Kluft, Isinbayeva take centre stage

Olympic champions Carolina Kluft and Yelena Isinbayeva command centre stage on the first day of the European indoor athletics championships today, although the latter will make a fleeting appearance only. Kluft, the heptathlon gold medallist in Athens,...

Olympic champions Carolina Kluft and Yelena Isinbayeva command centre stage on the first day of the European indoor athletics championships today, although the latter will make a fleeting appearance only.

Kluft, the heptathlon gold medallist in Athens, will be in action throughout the opening day of the three-day competition. The effervescent Swede competes in the pentathlon, the indoor version of the multi-discipline event, starting with the 60 metres hurdles and finishing more than 10 hours later with the 800.

By contrast Isinbayeva, the women's athlete of the year in 2004 with three world indoor pole vault records already to her name this year, will step inside the Madrid Sports Hall only long enough to ensure she qualifies for Sunday's final.

The pentathlon is the only medal event scheduled for today which is devoted otherwise to qualifying for the weekend's 27 finals.

Kluft, the Olympic, world and European heptathlon champion, revealed last month that she plays an active part in fostering children in Africa who remain unaware of her fame in the athletics world.

"I tell them I like to run and jump and they tell me they like to play soccer," she said. "I would rather have world peace than a world record because what I do as an athlete isn't really important.

"I don't like the world as it is now. Many things can be done to make it a better place."

Isinbayeva started the year by setting a world record 4.87 metres at the Sergei Bubka meeting in the great male vaulter's home town of Donetsk in Ukraine.

She extended the mark by a centimetre in Birmingham, England, last month and then leaped 4.89 in Lievin, France, last Saturday before making a creditable but unsuccessful attempt at breaking the five-metre barrier when the bar was raised to 5.05. The only question on Sunday would appear to be her victory margin and what height she attempts to clear next.

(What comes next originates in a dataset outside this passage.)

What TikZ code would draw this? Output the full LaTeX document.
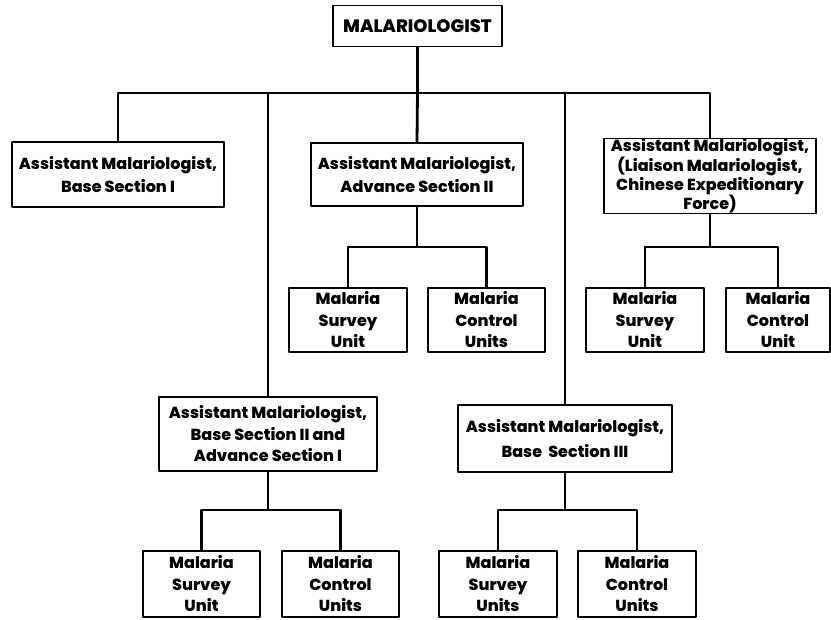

Isinbayeva is the only one of Russia's six Olympic track and field champions to make the trip to Madrid, although chief coach Valeriy Kulichenko is still targeting 15 medals at the weekend, including five golds.

Spain field their second largest team ever in a European indoor championships as Madrid steps up its campaign to host the 2012 Olympics.

Their team includes Daniel Canal, European leader over the men's 400 metres this year, and European outdoor 1,500 silver medallist Reyes Estevez.

Manuel Martinez defends the men's shot put title and Glory Alozie, the European 100 metres hurdles gold medallist, competes over the 60 metres hurdles.

A third female athlete, whose achievements in Athens, seized the popular imagination as much as Kluft and Isinbayeva, will not be competing because of injury.

Briton Kelly Holmes, who won the 800 and 1500 in Athens at the age of 34, withdrew from the championships with a hamstring problem.